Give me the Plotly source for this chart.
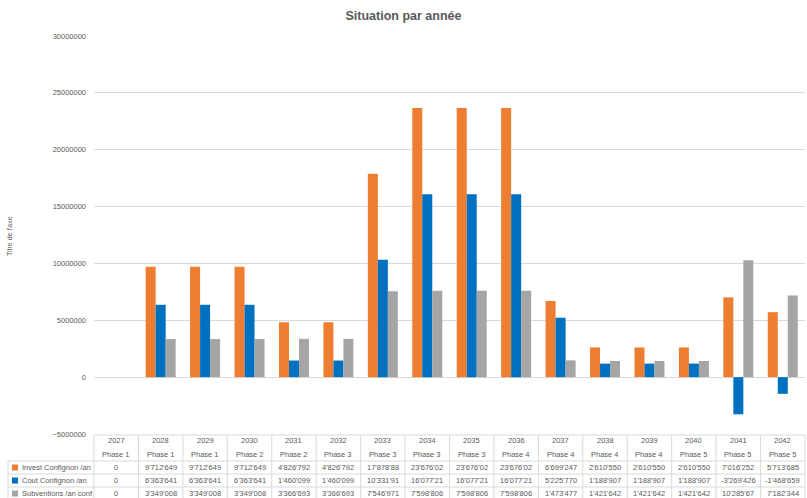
import plotly.graph_objects as go

# Yearly figures (CHF) for Confignon
years = ["2027", "2028", "2029", "2030", "2031", "2032", "2033", "2034",
         "2035", "2036", "2037", "2038", "2039", "2040", "2041", "2042"]
phases = ["Phase 1", "Phase 1", "Phase 1", "Phase 2", "Phase 2", "Phase 3", "Phase 3", "Phase 3",
          "Phase 3", "Phase 4", "Phase 4", "Phase 4", "Phase 4", "Phase 5", "Phase 5", "Phase 5"]
invest = [0, 9712649, 9712649, 9712649, 4826792, 4826792, 17878880, 23676020,
          23676020, 23676020, 6699247, 2610550, 2610550, 2610550, 7016252, 5713685]
cout = [0, 6363641, 6363641, 6363641, 1460099, 1460099, 10331910, 16077210,
        16077210, 16077210, 5225770, 1188907, 1188907, 1188907, -3269426, -1468659]
subventions = [0, 3349008, 3349008, 3349008, 3366693, 3366693, 7546971, 7598806,
               7598806, 7598806, 1473477, 1421642, 1421642, 1421642, 10285670, 7182344]

series = [
    ("Invest Confignon /an", invest, "#ED7D31"),
    ("Cout Confignon /an", cout, "#0070C0"),
    ("Subventions /an conf", subventions, "#A5A5A5"),
]

W, H = 807, 498
ML, MR, MT, MB = 94, 2, 36, 64
PW, PH = W - ML - MR, H - MT - MB
FONT = "Liberation Sans"
TXT = "#595959"
GRID = "#D9D9D9"


def fx(px):
    return (px - ML) / PW


def fy(py):
    return (H - MB - py) / PH


def fmt(v):
    s = f"{v:,}".replace(",", "'")
    # cells are narrow: long positive numbers get clipped
    if len(s) > 9 and not s.startswith("-"):
        s = s[:9]
    return s


fig = go.Figure()
for name, vals, color in series:
    fig.add_trace(go.Bar(x=years, y=vals, name=name, marker=dict(color=color, line=dict(width=0))))

shapes = []
annotations = []

# data table under the plot
col_w = PW / len(years)
row_lines = [(435, ML), (461, 8), (474, 8), (487, 8)]
for py, x0 in row_lines:
    shapes.append(dict(type="line", xref="paper", yref="paper", x0=fx(x0), x1=fx(W - MR),
                       y0=fy(py), y1=fy(py), line=dict(color=GRID, width=1)))
for k in range(len(years) + 1):
    px = ML + k * col_w
    shapes.append(dict(type="line", xref="paper", yref="paper", x0=fx(px), x1=fx(px),
                       y0=fy(435), y1=fy(H + 2), line=dict(color=GRID, width=1)))
shapes.append(dict(type="line", xref="paper", yref="paper", x0=fx(8), x1=fx(8),
                   y0=fy(461), y1=fy(H + 2), line=dict(color=GRID, width=1)))

cell_font = dict(family=FONT, size=7.5, color=TXT)
for i, (yr, ph) in enumerate(zip(years, phases)):
    annotations.append(dict(x=i, y=fy(441), xref="x", yref="paper", text=yr, showarrow=False,
                            font=cell_font, yanchor="middle"))
    annotations.append(dict(x=i, y=fy(454), xref="x", yref="paper", text=ph, showarrow=False,
                            font=cell_font, yanchor="middle"))

row_centers = [467.5, 480.5, 493.5]
for (name, vals, color), py in zip(series, row_centers):
    shapes.append(dict(type="rect", xref="paper", yref="paper", x0=fx(12), x1=fx(18),
                       y0=fy(py - 3), y1=fy(py + 3), fillcolor=color, line=dict(width=0)))
    annotations.append(dict(x=fx(19.5), y=fy(py), xref="paper", yref="paper", text=name,
                            showarrow=False, xanchor="left", yanchor="middle", font=cell_font))
    for i, v in enumerate(vals):
        annotations.append(dict(x=i, y=fy(py), xref="x", yref="paper", text=fmt(v),
                                showarrow=False, yanchor="middle", font=cell_font))

# axis title
annotations.append(dict(x=fx(10), y=fy(236), xref="paper", yref="paper", text="Titre de l'axe",
                        textangle=-90, showarrow=False, xanchor="center", yanchor="middle",
                        font=dict(family=FONT, size=7, color=TXT)))

fig.update_layout(
    width=W, height=H,
    margin=dict(l=ML, r=MR, t=MT, b=MB, autoexpand=False),
    paper_bgcolor="white", plot_bgcolor="white",
    title=dict(text="<b>Situation par année</b>", x=0.5, xref="container", xanchor="center",
               y=1 - 16 / H, yref="container", yanchor="middle",
               font=dict(family=FONT, size=12.5, color=TXT)),
    barmode="group", bargap=0.325, bargroupgap=0,
    showlegend=False,
    xaxis=dict(type="category", range=[-0.5, len(years) - 0.5], showticklabels=False,
               showgrid=False, showline=False, zeroline=False, ticks=""),
    yaxis=dict(range=[-5000000, 30000000], tickvals=list(range(-5000000, 30000001, 5000000)),
               tickformat="d", showgrid=True, gridcolor=GRID, gridwidth=1,
               zeroline=True, zerolinecolor=GRID, zerolinewidth=1, showline=False, ticks="",
               ticklabelstandoff=7,
               tickfont=dict(family=FONT, size=7.5, color=TXT)),
    shapes=shapes,
    annotations=annotations,
)

fig.write_html("out.html")
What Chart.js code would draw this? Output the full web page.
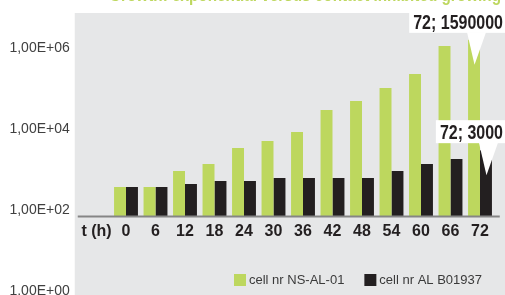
<!DOCTYPE html>
<html>
<head>
<meta charset="utf-8">
<script src="https://cdn.jsdelivr.net/npm/chart.js@4.4.1/dist/chart.umd.min.js"></script>
<style>
  html, body { margin: 0; padding: 0; background: #fff; overflow: hidden; }
  #wrap { position: relative; width: 505px; height: 302px; }
</style>
</head>
<body>
<div id="wrap"><canvas id="myChart"></canvas></div>
<script>
// data
const hours = ['t (h)', '0', '6', '12', '18', '24', '30', '36', '42', '48', '54', '60', '66', '72'];
const cellsNsAl01 = [null, 370, 370, 920, 1370, 3400, 5060, 8440, 29400, 49100, 103000, 228000, 1120000, 1590000];
const cellsAlB01937 = [null, 370, 370, 440, 520, 520, 617, 617, 617, 617, 920, 1370, 1820, 3000];
const seriesNames = ['cell nr NS-AL-01', 'cell nr AL B01937'];
const yTicks = [1, 100, 10000, 1000000];
const titleText = 'Growth: exponential versus contact inhibited growing';

const green = '#bdd75e';
const black = '#231f20';
const axisCross = 69;   // where the time axis crosses the log axis
const fontFam = '"Liberation Sans", Arial, sans-serif';

// 1,00E+06 style labels
function sci(v) {
  const e = Math.floor(Math.log10(v) + 1e-9);
  const m = (v / Math.pow(10, e)).toFixed(2).replace('.', ',');
  return m + 'E' + (e < 0 ? '-' : '+') + String(Math.abs(e)).padStart(2, '0');
}

// condensed text: squeeze horizontally, anchored at the right end
function narrowText(ctx, text, right, y, squeeze) {
  ctx.save();
  ctx.translate(right, y);
  ctx.scale(squeeze, 1);
  ctx.textAlign = 'right';
  ctx.textBaseline = 'alphabetic';
  ctx.fillText(text, 0, 0);
  ctx.restore();
}

const decor = {
  id: 'decor',
  beforeDraw(chart) {
    const {ctx, chartArea} = chart;
    ctx.save();
    // grey plot area
    ctx.fillStyle = '#e6e7e8';
    ctx.fillRect(chartArea.left - 7, chartArea.top + 5.5, chart.width, chart.height);
    // title, mostly cut off above the picture
    ctx.fillStyle = green;
    ctx.font = 'bold 18px ' + fontFam;
    narrowText(ctx, titleText, chart.width - 4, 1, 0.85);
    ctx.restore();
  },
  afterDatasetsDraw(chart) {
    const {ctx, chartArea} = chart;
    const y0 = chart.scales.y.getPixelForValue(axisCross);
    ctx.save();
    // time axis line
    ctx.strokeStyle = '#858585';
    ctx.lineWidth = 2;
    ctx.beginPath();
    ctx.moveTo(chartArea.left - 4, y0);
    ctx.lineTo(chartArea.right + 5, y0);
    ctx.stroke();

    // callouts on the last bar of each series
    ctx.font = 'bold 19.5px ' + fontFam;
    chart.data.datasets.forEach((ds, i) => {
      const last = ds.data.length - 1;
      const bar = chart.getDatasetMeta(i).data[last];
      const text = hours[last] + '; ' + ds.data[last];
      const tw = ctx.measureText(text).width * 0.82;
      const right = chart.width - 2;
      const boxBottom = bar.y - 7;
      const boxLeft = right - tw - 4;
      ctx.fillStyle = '#fff';
      ctx.fillRect(boxLeft, boxBottom - 23, chart.width - boxLeft, 23);
      ctx.beginPath();
      ctx.moveTo(bar.x - 7, boxBottom - 0.5);
      ctx.lineTo(bar.x + 12, boxBottom - 0.5);
      ctx.lineTo(bar.x + 0.5, bar.y + 25);
      ctx.closePath();
      ctx.fill();
      ctx.fillStyle = black;
      narrowText(ctx, text, right, bar.y - 11, 0.82);
    });
    ctx.restore();
  },
  afterDraw(chart) {
    const {ctx, chartArea} = chart;
    ctx.save();
    ctx.font = '13px ' + fontFam;
    ctx.textAlign = 'left';
    ctx.textBaseline = 'middle';
    let lx = 234;
    const ly = chartArea.bottom - 11;
    chart.data.datasets.forEach(ds => {
      ctx.fillStyle = ds.backgroundColor;
      ctx.fillRect(lx, ly - 6, 12, 12);
      ctx.fillStyle = '#3a3a3a';
      ctx.fillText(ds.label, lx + 15, ly + 0.5);
      lx += 15 + ctx.measureText(ds.label).width + 20;
    });
    ctx.restore();
  }
};

const myChart = document.querySelector('#myChart').getContext('2d');

const chart = new Chart(myChart, {
  type: 'bar',
  data: {
    labels: hours,
    datasets: [
      {
        label: seriesNames[0],
        data: cellsNsAl01,
        backgroundColor: green,
        base: axisCross,
        barPercentage: 1,
        categoryPercentage: 0.81
      },
      {
        label: seriesNames[1],
        data: cellsAlB01937,
        backgroundColor: black,
        base: axisCross,
        barPercentage: 1,
        categoryPercentage: 0.81
      }
    ]
  },
  options: {
    responsive: true,
    maintainAspectRatio: false,
    animation: false,
    devicePixelRatio: 1,
    layout: { padding: { top: 7.5, right: 10.25, bottom: 11, left: 0 } },
    plugins: {
      legend: { display: false },
      tooltip: { enabled: false },
      title: { display: false }
    },
    scales: {
      x: {
        type: 'category',
        position: { y: axisCross },
        grid: { display: false, drawTicks: false },
        border: { display: false },
        ticks: {
          color: black,
          font: { family: fontFam, size: 16, weight: 'bold' },
          padding: 5,
          autoSkip: false,
          maxRotation: 0
        }
      },
      y: {
        type: 'logarithmic',
        min: 1,
        max: 1e7,
        grid: { display: false, drawTicks: false },
        border: { display: false },
        afterBuildTicks: s => { s.ticks = yTicks.map(v => ({ value: v })); },
        afterFit: s => {
          s.width = 81.75;
          s.paddingTop = 0;
          s.paddingBottom = 0;
        },
        ticks: {
          color: '#404040',
          font: { family: fontFam, size: 14, lineHeight: 1 },
          padding: 12,
          callback: v => sci(v)
        }
      }
    }
  },
  plugins: [decor]
});
</script>
</body>
</html>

:::::

▸ **Written problem**
Without the pictures, repeat the entries above line by line, from the first through the one that contains "import plotly.graph_objects as go", both ends included.

▸ **Exercise output**
Give me the Plotly source for this chart.
import plotly.graph_objects as go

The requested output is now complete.